After reading all these questions, some of you may wonder whether you can ever afford to retire. Don’t get too upset. Many of the expenditures that you had while you were raising a family, you won’t have in retirement unless one of your kids decides to move back in with her kids. Then all bets are off. Other than that your expenses can be significantly lower. You might be able to sell your house at a good profit, then buy one of equivalent value for a lot less with much lower taxes.

As an example, the taxes on my house run about $10,000 a year. For the same size and type of house in golf country, where I probably would want to live (South Carolina or somewhere around there), they would be about $1,500. If I sold my house and bought one of the same type there, I’d wind up probably a few hundred thousand ahead with no mortgage. My heat and electric bills would drop like a rock, and even my clothing cost would go down.

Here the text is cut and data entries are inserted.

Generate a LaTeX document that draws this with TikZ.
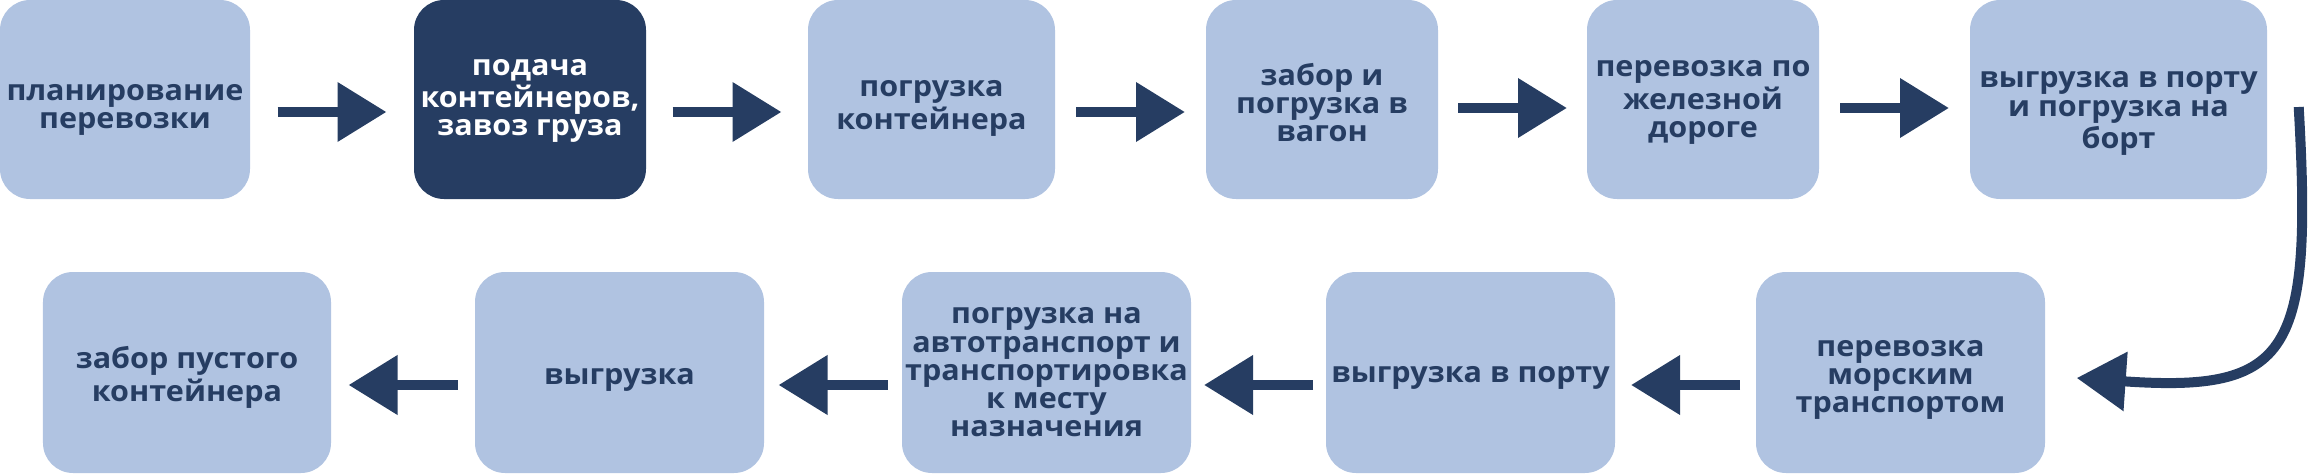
\documentclass[tikz,border=0pt]{standalone}
\usepackage{fontspec}
\setmainfont{Open Sans}[FakeStretch=1.06]
\usetikzlibrary{calc,arrows.meta}
\definecolor{paleblue}{HTML}{B0C3E1}
\definecolor{navy}{HTML}{263D62}
% #1 = height of the first line, sets how low the text sits in its box
\newcommand{\boxtext}[2]{\rule{0pt}{#1}#2\rule[-2.5pt]{0pt}{2.5pt}}
\tikzset{
  stage/.style={fill=paleblue, text=navy, rounded corners=0.3cm, inner sep=0pt,
    align=center, minimum height=1.99cm, font=\fontsize{8.2}{8}\selectfont\bfseries},
  current/.style={stage, fill=navy, text=white},
  low/.style={stage, minimum width=2.89cm, minimum height=2.01cm},
  flow/.style={draw=navy, line width=0.105cm, -{Triangle[length=0.49cm,width=0.57cm,fill=navy]}},
  flowcurve/.style={flow, line width=0.1cm},
}

\begin{document}
\begin{tikzpicture}
			\useasboundingbox (0,0) rectangle (23.08,4.73);
			% top row
			\node[stage, minimum width=2.50cm] (p1) at (1.25,3.735) {\boxtext{10.9pt}{планирование\\перевозки}};
			\node[current, minimum width=2.32cm] (p2) at (5.30,3.735) {\boxtext{6pt}{подача\\контейнеров,\\завоз груза}};
			\node[stage, minimum width=2.47cm] (p3) at (9.315,3.735) {\boxtext{10pt}{погрузка\\контейнера}};
			\node[stage, minimum width=2.32cm] (p4) at (13.22,3.735) {\boxtext{10.3pt}{забор и\\погрузка в\\вагон}};
			\node[stage, minimum width=2.32cm] (p5) at (17.03,3.735) {\boxtext{6.9pt}{перевозка по\\железной\\дороге}};
			\node[stage, minimum width=2.97cm] (p6) at (21.185,3.735) {\boxtext{13.2pt}{выгрузка в порту\\и погрузка на\\борт}};
			% bottom row
			\node[low] (p7) at (19.005,1.005) {\boxtext{9.2pt}{перевозка\\морским\\транспортом}};
			\node[low] (p8) at (14.705,1.005) {\boxtext{8.3pt}{выгрузка в порту}};
			\node[low] (p9) at (10.465,1.005) {\boxtext{6.9pt}{погрузка на\\автотранспорт и\\транспортировка\\к месту\\назначения}};
			\node[low] (p10) at (6.195,1.005) {\boxtext{9.5pt}{выгрузка}};
			\node[low, minimum width=2.88cm] (p11) at (1.87,1.005) {\boxtext{9.5pt}{забор пустого\\контейнера}};
			
			\draw[flow] ($(p1.east)!.5!(p2.west)+(-.545,-.125)$) -- ++(1.09,0);
			\draw[flow] ($(p2.east)!.5!(p3.west)+(-.545,-.125)$) -- ++(1.09,0);
			\draw[flow] ($(p3.east)!.5!(p4.west)+(-.545,-.125)$) -- ++(1.09,0);
			\draw[flow] ($(p4.east)!.5!(p5.west)+(-.545,-.085)$) -- ++(1.09,0);
			\draw[flow] ($(p5.east)!.5!(p6.west)+(-.545,-.085)$) -- ++(1.09,0);
			
			\coordinate (turn) at ($(p6.east)+(.31,-.075)$);
			\coordinate (land) at ($(p7.east)+(.31,-.055)$);
			\draw[flowcurve] (turn) .. controls +(.14,-2.46) and +(2.14,-.15) .. (land);
			
			\draw[flow] ($(p7.west)!.5!(p8.east)+(.545,-.125)$) -- ++(-1.09,0);
			\draw[flow] ($(p8.west)!.5!(p9.east)+(.545,-.125)$) -- ++(-1.09,0);
			\draw[flow] ($(p9.west)!.5!(p10.east)+(.545,-.125)$) -- ++(-1.09,0);
			\draw[flow] ($(p10.west)!.5!(p11.east)+(.545,-.125)$) -- ++(-1.09,0);
			\end{tikzpicture}
\end{document}
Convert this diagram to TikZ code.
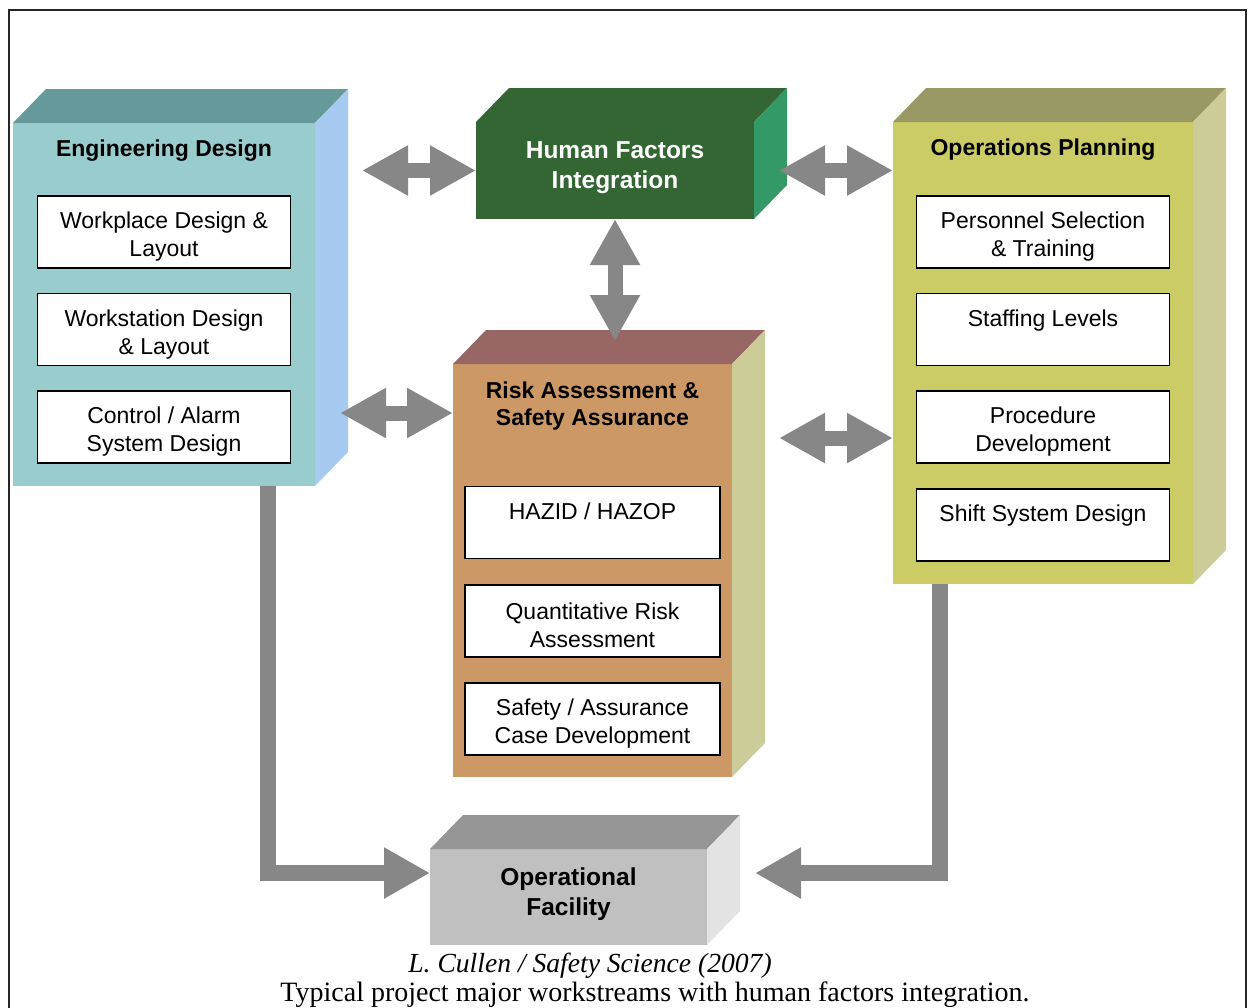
\documentclass[tikz,border=0pt]{standalone}
\usepackage{fontspec}
\setmainfont{Liberation Sans}
\newfontfamily\capfont{Liberation Serif}
\usetikzlibrary{positioning, arrows.meta}

\definecolor{edfront}{HTML}{99CCCC}
\definecolor{edtop}{HTML}{669999}
\definecolor{edside}{HTML}{A6CAF0}
\definecolor{hffront}{HTML}{336633}
\definecolor{hftop}{HTML}{336633}
\definecolor{hfside}{HTML}{339966}
\definecolor{opfront}{HTML}{CCCC66}
\definecolor{optop}{HTML}{999966}
\definecolor{opside}{HTML}{CCCC99}
\definecolor{rafront}{HTML}{CC9966}
\definecolor{ratop}{HTML}{996666}
\definecolor{raside}{HTML}{CCCC99}
\definecolor{offront}{HTML}{C0C0C0}
\definecolor{oftop}{HTML}{969696}
\definecolor{ofside}{HTML}{E3E3E3}
\definecolor{arrowgray}{HTML}{878787}

% top and right faces of a block: node, top colour, side colour
\newcommand{\blockfaces}[3]{%
	\fill[#2] (#1.north west) -- ++(33,-34) -- ([shift={(33pt,34pt)}]#1.north east) -- (#1.north east) -- cycle;
	\fill[#3] (#1.north east) -- ++(33,-34) -- ([shift={(33pt,34pt)}]#1.south east) -- (#1.south east) -- cycle;
}

\tikzset{
	block/.style={
		draw=none,
		inner sep=0pt,
		outer sep=0pt,
	},
	heading/.style={
		align=center,
		font={\fontsize{23}{27}\selectfont\bfseries},
	},
	bigtext/.style={
		align=center,
		font={\fontsize{24.5}{30}\selectfont\bfseries},
		execute at end node={\rule[-11pt]{0pt}{1pt}},
	},
	item/.style={
		draw,
		fill=white,
		line width=1.6pt,
		align=center,
		inner sep=0pt,
		text height=54pt,
		minimum width=253pt,
		minimum height=72pt,
		font={\fontsize{23}{28}\selectfont},
	},
	fatarrow/.style={
		draw=arrowgray,
		line width=15pt,
		{Triangle[width=47pt,length=46pt]}-{Triangle[width=47pt,length=46pt]},
	},
	fatline/.style={
		draw=arrowgray,
		line width=16pt,
		line join=miter,
		-{Triangle[width=48pt,length=46pt]},
	},
}

\begin{document}
\begin{tikzpicture}[x=1pt, y=-1pt]
	\useasboundingbox (0,0) rectangle (1252,1007);
	\draw[line width=1.6pt, black!85] (9,10) rectangle (1246,1020);

	% blocks
	\node(ed)[block, fill=edfront, minimum width=302pt, minimum height=363pt] at (164,304.5) {};
	\node(hf)[block, bigtext, fill=hffront, text=white, minimum width=278pt, minimum height=97pt] at (615,170.5) {Human Factors\\Integration};
	\node(op)[block, fill=opfront, minimum width=300pt, minimum height=462pt] at (1043,353) {};
	\node(ra)[block, fill=rafront, minimum width=279pt, minimum height=413pt] at (592.5,570.5) {};
	\node(of)[block, bigtext, fill=offront, minimum width=277pt, minimum height=96pt] at (568.5,897) {Operational\\Facility};

	\blockfaces{ed}{edtop}{edside}
	\blockfaces{hf}{hftop}{hfside}
	\blockfaces{op}{optop}{opside}
	\blockfaces{ra}{ratop}{raside}
	\blockfaces{of}{oftop}{ofside}

	% engineering design
	\node(edlbl)[heading] at ([yshift=-28pt]ed.north) {Engineering Design};
	\node(ed1)[item] at ([yshift=-109pt]ed.north) {Workplace Design \&\\Layout};
	\node(ed2)[item, below=24pt of ed1] {Workstation Design\\\& Layout};
	\node(ed3)[item, below=24pt of ed2] {Control / Alarm\\System Design};

	% operations planning
	\node(oplbl)[heading] at ([yshift=-28pt]op.north) {Operations Planning};
	\node(op1)[item] at ([yshift=-110pt]op.north) {Personnel Selection\\\& Training};
	\node(op2)[item, below=24pt of op1] {Staffing Levels\\[2pt]~};
	\node(op3)[item, below=24pt of op2] {Procedure\\Development};
	\node(op4)[item, below=24pt of op3] {Shift System Design\\[2pt]~};

	% risk assessment
	\node(ralbl)[heading] at ([yshift=-42pt]ra.north) {Risk Assessment \&\\Safety Assurance};
	\node(ra1)[item, minimum width=255pt] at ([yshift=-158.5pt]ra.north) {HAZID / HAZOP\\[2pt]~};
	\node(ra2)[item, minimum width=255pt, below=25pt of ra1] {Quantitative Risk\\Assessment};
	\node(ra3)[item, minimum width=255pt, below=24pt of ra2] {Safety / Assurance\\Case Development};

	% arrows
	\coordinate(raport) at ([yshift=-49pt]ra.north west);
	\coordinate(opport) at ([yshift=-316pt]op.north west);
	\coordinate(ofleft) at ([yshift=24pt]of.west);
	\coordinate(ofright) at ([xshift=48pt, yshift=24pt]of.east);

	\draw[fatarrow, shorten <=47pt] (ed.east |- hf.west) -- (hf.west);
	\draw[fatarrow, shorten <=25pt] (hf.east) -- (op.west |- hf.east);
	\draw[fatarrow, shorten >=23pt] (hf.south) -- (hf.south |- ra.north);
	\draw[fatarrow, shorten <=25pt] (ed.east |- raport) -- (raport);
	\draw[fatarrow, shorten <=47pt] (ra.east |- opport) -- (opport);
	\draw[fatline] ([xshift=104pt]ed.south) |- (ofleft);
	\draw[fatline] ([xshift=-103pt]op.south) |- (ofright);

	% caption
	\node(cite)[font={\capfont\itshape\fontsize{27.6}{30}\selectfont}] at (590,966) {L. Cullen / Safety Science (2007)};
	\node(caption)[font={\capfont\fontsize{28}{30}\selectfont}] at (655,995) {Typical project major workstreams with human factors integration.};
\end{tikzpicture}
\end{document}
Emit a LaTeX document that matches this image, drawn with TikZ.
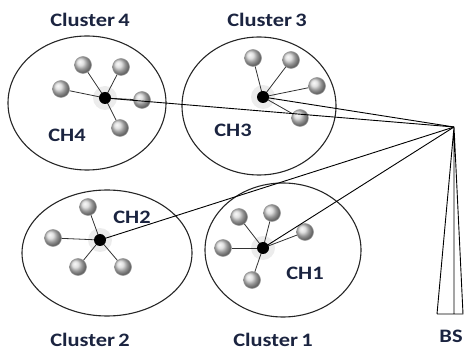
\documentclass[tikz,border=0pt]{standalone}
\usepackage{fontspec}
\setmainfont{Carlito}[FakeStretch=1.18]
\definecolor{navy}{HTML}{1B2440}
\begin{document}
\begin{tikzpicture}[x=1pt,y=-1pt,
  cluster/.style={draw=black!85,line width=1.1pt},
  sat/.style={circle,minimum width=16pt,minimum height=17pt,inner sep=0pt,shading=ball,ball color=gray!32,draw=gray!80,line width=0.5pt},
  halo/.style={circle,minimum size=24pt,inner sep=0pt,fill=gray!15},
  chdot/.style={circle,fill=black,minimum width=12pt,minimum height=10pt,inner sep=0pt},
  spoke/.style={draw=black!80,line width=0.8pt},
  link/.style={draw=black,line width=0.9pt},
  lab/.style={font=\fontsize{19}{20}\selectfont\bfseries,text=navy,inner sep=0pt}]
\useasboundingbox (0,0) rectangle (465,352);
% clusters
\draw[cluster] (87,103) ellipse [x radius=79, y radius=67];
\draw[cluster] (259,106) ellipse [x radius=77, y radius=69];
\draw[cluster] (107,253) ellipse [x radius=85, y radius=63];
\draw[cluster] (283,250) ellipse [x radius=78, y radius=67];
% cluster heads
\coordinate (ch4) at (105,98);
\coordinate (ch3) at (263,97);
\coordinate (ch2) at (100,240);
\coordinate (ch1) at (263,248);
% base station
\coordinate (bs) at (454,127);
\coordinate (bsl) at (437,314);
\coordinate (bsm) at (454,314);
\coordinate (bsr) at (463,314);
\draw[link] (bsl) -- (bs) -- (bsr) -- (bsl) (bs) -- (bsm);
% halos
\foreach \c in {ch4,ch3,ch2,ch1} \node[halo] at (\c) {};
% satellites cluster 4
\node[sat] (s41) at (83,65) {};
\node[sat] (s42) at (121,67) {};
\node[sat] (s43) at (61,89) {};
\node[sat] (s44) at (142,100) {};
\node[sat] (s45) at (120,128) {};
% cluster 3
\node[sat] (s31) at (253,58) {};
\node[sat] (s32) at (291,60) {};
\node[sat] (s33) at (317,86) {};
\node[sat] (s34) at (300,118) {};
% cluster 2
\node[sat] (s21) at (88,207) {};
\node[sat] (s22) at (53,238) {};
\node[sat] (s23) at (78,267) {};
\node[sat] (s24) at (123,267) {};
% cluster 1
\node[sat] (s11) at (239,217) {};
\node[sat] (s12) at (272,213) {};
\node[sat] (s13) at (305,232) {};
\node[sat] (s14) at (223,248) {};
\node[sat] (s15) at (252,280) {};
% spokes
\foreach \s in {s41,s42,s43,s44,s45} \draw[spoke] (ch4) -- (\s);
\foreach \s in {s31,s32,s33,s34} \draw[spoke] (ch3) -- (\s);
\foreach \s in {s21,s22,s23,s24} \draw[spoke] (ch2) -- (\s);
\foreach \s in {s11,s12,s13,s14,s15} \draw[spoke] (ch1) -- (\s);
% links to BS
\foreach \c in {ch4,ch3,ch2,ch1} \draw[link] (\c) -- (bs);
% dots
\foreach \c in {ch4,ch3,ch2,ch1} \node[chdot] at (\c) {};
% labels
\node[lab] (l4) at (90,20) {Cluster\,4};
\node[lab] (l3) at (267,20) {Cluster\,3};
\node[lab] (l2) at (90,340) {Cluster\,2};
\node[lab] (l1) at (273,340) {Cluster\,1};
\node[lab] (t4) at (67,135) {CH4};
\node[lab] (t3) at (233,130) {CH3};
\node[lab] (t2) at (132,217) {CH2};
\node[lab] (t1) at (305,273) {CH1};
\node[lab] (tbs) at (451,336) {BS};
\end{tikzpicture}
\end{document}
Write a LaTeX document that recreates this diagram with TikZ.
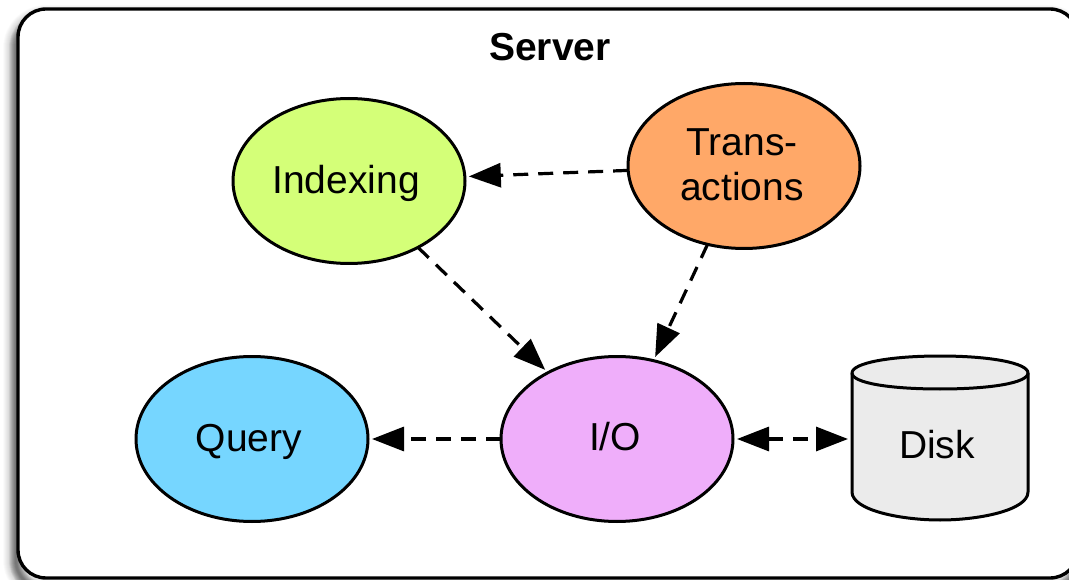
\documentclass[tikz,border=0pt]{standalone}
\usepackage{fontspec}
\setmainfont{Liberation Sans}
\usetikzlibrary{arrows.meta,shapes.geometric}
\definecolor{idx}{HTML}{D4FF78}
\definecolor{trn}{HTML}{FFA868}
\definecolor{qry}{HTML}{76D6FF}
\definecolor{iox}{HTML}{EFAEFA}
\definecolor{dsk}{HTML}{EBEBEB}
\tikzset{
 blob/.style={ellipse,draw=black,line width=3pt,minimum width=232pt,minimum height=165pt,inner sep=0pt,outer sep=0pt},
 lab/.style={font=\fontsize{39}{44.5}\selectfont,align=center,inner sep=0pt},
 link/.style={line width=3.2pt,dash pattern=on 15pt off 10pt,shorten >=4pt,shorten <=0pt},
 tipb/.style={-{Triangle[length=32pt,width=24pt]}},
 tipd/.style={{Triangle[length=32pt,width=24pt]}-{Triangle[length=32pt,width=24pt]}},
 shade line/.style={draw=black,line width=#1,rounded corners=30pt},
}
\begin{document}
\begin{tikzpicture}[x=1pt,y=-1pt]
\useasboundingbox (0,0) rectangle (1069,580);
\clip (0,0) rectangle (1069,580);
\foreach \w in {2,3,...,26}{
 \draw[shade line=\w pt,draw opacity=0.012] (16,18) rectangle (1078,590);
}
\foreach \w in {2,3,...,14}{
 \draw[shade line=\w pt,draw opacity=0.035] (16,18) rectangle (1078,590);
}
\draw[fill=white,line width=3.4pt,rounded corners=28pt] (18,9) rectangle (1078,578);
\node[font=\bfseries\fontsize{39}{44}\selectfont] (title) at (550,47) {Server};
\node[blob,fill=idx] (indexing) at (349,181) {};
\node[blob,fill=trn] (trans) at (744,166) {};
\node[blob,fill=qry] (query) at (252,439) {};
\node[blob,fill=iox] (io) at (617,439) {};
\node[lab] (indexinglab) at (346,183) {Indexing};
\node[lab] (translab) at (742,165) {Trans-\\actions};
\node[lab] (querylab) at (249,442) {Query};
\node[lab] (iolab) at (615,437) {I/O};
% disk
\draw[fill=dsk,line width=3pt] (852,373) -- (852,492)
  .. controls (852,510) and (900,520) .. (940,520)
  .. controls (980,520) and (1028,510) .. (1028,492) -- (1028,373)
  .. controls (1028,363) and (990,356) .. (940,356)
  .. controls (890,356) and (852,363) .. (852,373) -- cycle;
\draw[line width=3pt] (852,373) .. controls (852,383) and (890,389) .. (940,389)
  .. controls (990,389) and (1028,383) .. (1028,373);
\node[lab] (disk) at (937,445) {Disk};
\coordinate (diskleft) at (852,439);
\draw[link,tipb] (trans) -- (indexing);
\draw[link,tipb] (indexing) -- (io);
\draw[link,tipb] (trans) -- (io);
\draw[link,tipb] (io) -- (query);
\draw[link,tipd,shorten <=4pt] (io) -- (diskleft);
\end{tikzpicture}
\end{document}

Playing golf would cost only a fraction of what it does in the North. The 30,000 miles a year I now drive would be cut to less than 10,000, so my car would last three times as long. Even dining out wouldn’t cost anywhere near what it does at home. On the other hand, there would be the additional health insurance to consider, and trips back home to see the kid and the grandkids.

At some point a good financial planner armed with all the information you have provided will be able to tell you how much money you will require each week, month or year to live the lifestyle you want. Then the question becomes whether you have enough money to passively generate that income. For example, based on your money having the ability to earn 5%, if you wanted an income of $50,000 a year you would need to maintain a principal amount of $1,000,000. If you start dipping into the principal, the amount you have left will generate less in dividends and you could run out of money before your time on the planet is up.

When I went through the exercise some time ago I was pleased to learn that I needed only about half the income that I thought I would to enjoy my retirement years. My only problem is that I love what I do so much I don’t want to retire, so it looks as if I’ll be playing weekend golf for the foreseeable future. It is nice to know that if ever I decide to pull the plug the money will be there.

It didn’t happen accidentally, though. I started saving and investing around 30 years ago and continue to do so. My financial planner has been with me for about 20 of those years and has done well for me. If you can find one like that you’ll have it made. If you’re young, start now. A little bit each week ends up being a lot. If you can buy dirt (real estate), do it. Not some hare-brained get-rich-quick real-estate scam, but a house or two and the building your shop is in can rarely, if ever, fail to make you money. After all, there’s only so much dirt. Once an area is sold out the value just keeps going up.

If you’re older, don’t think it’s too late. Anything you can do from now until retirement time will help. Look into tax-deferred annuities, IRAs and pension plans. Don’t think that the government or anyone else is going to take care of you. That isn’t likely to happen.